* [Collected data]:
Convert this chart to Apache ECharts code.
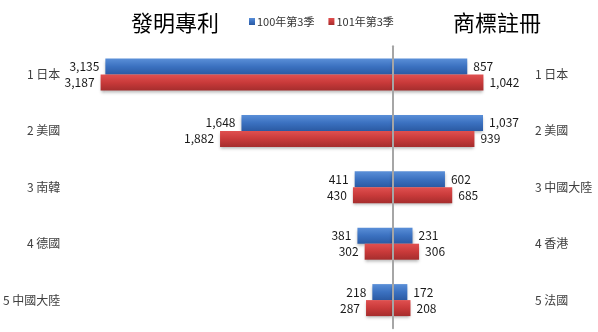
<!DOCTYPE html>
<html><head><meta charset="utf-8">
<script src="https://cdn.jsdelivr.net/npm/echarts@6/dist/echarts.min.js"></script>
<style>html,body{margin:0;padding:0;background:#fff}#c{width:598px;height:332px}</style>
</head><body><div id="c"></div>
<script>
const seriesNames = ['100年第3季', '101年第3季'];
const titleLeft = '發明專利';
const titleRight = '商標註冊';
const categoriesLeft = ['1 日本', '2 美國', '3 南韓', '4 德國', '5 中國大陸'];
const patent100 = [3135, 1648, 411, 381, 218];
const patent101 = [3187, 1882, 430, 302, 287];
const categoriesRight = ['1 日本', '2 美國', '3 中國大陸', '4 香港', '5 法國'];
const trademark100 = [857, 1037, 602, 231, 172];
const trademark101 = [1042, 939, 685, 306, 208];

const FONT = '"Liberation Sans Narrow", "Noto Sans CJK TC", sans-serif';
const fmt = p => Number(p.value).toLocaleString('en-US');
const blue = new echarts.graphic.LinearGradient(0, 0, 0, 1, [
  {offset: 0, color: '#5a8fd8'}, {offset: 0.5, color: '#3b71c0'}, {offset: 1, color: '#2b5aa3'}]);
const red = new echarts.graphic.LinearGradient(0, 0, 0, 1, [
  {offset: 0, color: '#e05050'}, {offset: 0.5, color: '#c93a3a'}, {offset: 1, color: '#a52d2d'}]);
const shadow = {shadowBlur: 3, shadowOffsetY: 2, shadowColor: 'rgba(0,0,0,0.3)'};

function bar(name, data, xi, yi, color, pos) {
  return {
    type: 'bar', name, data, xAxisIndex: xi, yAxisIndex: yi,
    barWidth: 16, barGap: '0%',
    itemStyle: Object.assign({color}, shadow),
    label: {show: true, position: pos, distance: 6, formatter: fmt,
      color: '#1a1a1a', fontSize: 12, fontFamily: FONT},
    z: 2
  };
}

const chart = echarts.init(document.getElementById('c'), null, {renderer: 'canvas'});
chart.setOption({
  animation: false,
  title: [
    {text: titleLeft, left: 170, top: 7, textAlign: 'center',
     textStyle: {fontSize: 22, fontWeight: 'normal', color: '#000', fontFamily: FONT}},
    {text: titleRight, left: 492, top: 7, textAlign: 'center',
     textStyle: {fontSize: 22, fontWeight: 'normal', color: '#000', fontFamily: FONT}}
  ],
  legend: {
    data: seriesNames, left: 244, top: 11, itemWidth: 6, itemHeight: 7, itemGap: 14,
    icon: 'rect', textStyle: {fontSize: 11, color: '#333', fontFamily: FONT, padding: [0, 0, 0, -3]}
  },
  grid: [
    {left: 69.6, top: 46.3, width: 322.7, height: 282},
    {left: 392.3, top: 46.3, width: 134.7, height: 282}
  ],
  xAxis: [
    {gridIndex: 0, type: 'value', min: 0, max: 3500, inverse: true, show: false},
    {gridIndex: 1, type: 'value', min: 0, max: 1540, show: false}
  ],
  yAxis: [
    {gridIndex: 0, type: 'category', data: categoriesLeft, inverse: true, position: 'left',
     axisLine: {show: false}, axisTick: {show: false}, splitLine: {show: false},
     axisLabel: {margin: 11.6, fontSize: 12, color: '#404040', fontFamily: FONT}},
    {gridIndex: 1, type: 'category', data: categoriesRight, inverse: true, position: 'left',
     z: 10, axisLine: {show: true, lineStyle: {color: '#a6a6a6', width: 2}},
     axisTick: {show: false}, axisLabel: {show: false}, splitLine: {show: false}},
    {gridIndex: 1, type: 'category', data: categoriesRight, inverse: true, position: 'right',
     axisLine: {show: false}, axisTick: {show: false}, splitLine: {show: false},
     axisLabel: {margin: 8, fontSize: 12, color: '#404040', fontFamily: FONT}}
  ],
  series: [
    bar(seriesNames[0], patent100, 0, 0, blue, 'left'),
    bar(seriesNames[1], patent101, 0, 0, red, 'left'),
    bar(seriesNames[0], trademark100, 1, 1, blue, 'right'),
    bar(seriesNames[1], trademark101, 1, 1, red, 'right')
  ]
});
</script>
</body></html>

* [Direction]: Quote the data above in full, leaving out the pictures it holds.

* [Expected output]:
Convert this chart to Apache ECharts code.
<!DOCTYPE html>
<html><head><meta charset="utf-8">
<script src="https://cdn.jsdelivr.net/npm/echarts@6/dist/echarts.min.js"></script>
<style>html,body{margin:0;padding:0;background:#fff}#c{width:598px;height:332px}</style>
</head><body><div id="c"></div>
<script>
const seriesNames = ['100年第3季', '101年第3季'];
const titleLeft = '發明專利';
const titleRight = '商標註冊';
const categoriesLeft = ['1 日本', '2 美國', '3 南韓', '4 德國', '5 中國大陸'];
const patent100 = [3135, 1648, 411, 381, 218];
const patent101 = [3187, 1882, 430, 302, 287];
const categoriesRight = ['1 日本', '2 美國', '3 中國大陸', '4 香港', '5 法國'];
const trademark100 = [857, 1037, 602, 231, 172];
const trademark101 = [1042, 939, 685, 306, 208];

const FONT = '"Liberation Sans Narrow", "Noto Sans CJK TC", sans-serif';
const fmt = p => Number(p.value).toLocaleString('en-US');
const blue = new echarts.graphic.LinearGradient(0, 0, 0, 1, [
  {offset: 0, color: '#5a8fd8'}, {offset: 0.5, color: '#3b71c0'}, {offset: 1, color: '#2b5aa3'}]);
const red = new echarts.graphic.LinearGradient(0, 0, 0, 1, [
  {offset: 0, color: '#e05050'}, {offset: 0.5, color: '#c93a3a'}, {offset: 1, color: '#a52d2d'}]);
const shadow = {shadowBlur: 3, shadowOffsetY: 2, shadowColor: 'rgba(0,0,0,0.3)'};

function bar(name, data, xi, yi, color, pos) {
  return {
    type: 'bar', name, data, xAxisIndex: xi, yAxisIndex: yi,
    barWidth: 16, barGap: '0%',
    itemStyle: Object.assign({color}, shadow),
    label: {show: true, position: pos, distance: 6, formatter: fmt,
      color: '#1a1a1a', fontSize: 12, fontFamily: FONT},
    z: 2
  };
}

const chart = echarts.init(document.getElementById('c'), null, {renderer: 'canvas'});
chart.setOption({
  animation: false,
  title: [
    {text: titleLeft, left: 170, top: 7, textAlign: 'center',
     textStyle: {fontSize: 22, fontWeight: 'normal', color: '#000', fontFamily: FONT}},
    {text: titleRight, left: 492, top: 7, textAlign: 'center',
     textStyle: {fontSize: 22, fontWeight: 'normal', color: '#000', fontFamily: FONT}}
  ],
  legend: {
    data: seriesNames, left: 244, top: 11, itemWidth: 6, itemHeight: 7, itemGap: 14,
    icon: 'rect', textStyle: {fontSize: 11, color: '#333', fontFamily: FONT, padding: [0, 0, 0, -3]}
  },
  grid: [
    {left: 69.6, top: 46.3, width: 322.7, height: 282},
    {left: 392.3, top: 46.3, width: 134.7, height: 282}
  ],
  xAxis: [
    {gridIndex: 0, type: 'value', min: 0, max: 3500, inverse: true, show: false},
    {gridIndex: 1, type: 'value', min: 0, max: 1540, show: false}
  ],
  yAxis: [
    {gridIndex: 0, type: 'category', data: categoriesLeft, inverse: true, position: 'left',
     axisLine: {show: false}, axisTick: {show: false}, splitLine: {show: false},
     axisLabel: {margin: 11.6, fontSize: 12, color: '#404040', fontFamily: FONT}},
    {gridIndex: 1, type: 'category', data: categoriesRight, inverse: true, position: 'left',
     z: 10, axisLine: {show: true, lineStyle: {color: '#a6a6a6', width: 2}},
     axisTick: {show: false}, axisLabel: {show: false}, splitLine: {show: false}},
    {gridIndex: 1, type: 'category', data: categoriesRight, inverse: true, position: 'right',
     axisLine: {show: false}, axisTick: {show: false}, splitLine: {show: false},
     axisLabel: {margin: 8, fontSize: 12, color: '#404040', fontFamily: FONT}}
  ],
  series: [
    bar(seriesNames[0], patent100, 0, 0, blue, 'left'),
    bar(seriesNames[1], patent101, 0, 0, red, 'left'),
    bar(seriesNames[0], trademark100, 1, 1, blue, 'right'),
    bar(seriesNames[1], trademark101, 1, 1, red, 'right')
  ]
});
</script>
</body></html>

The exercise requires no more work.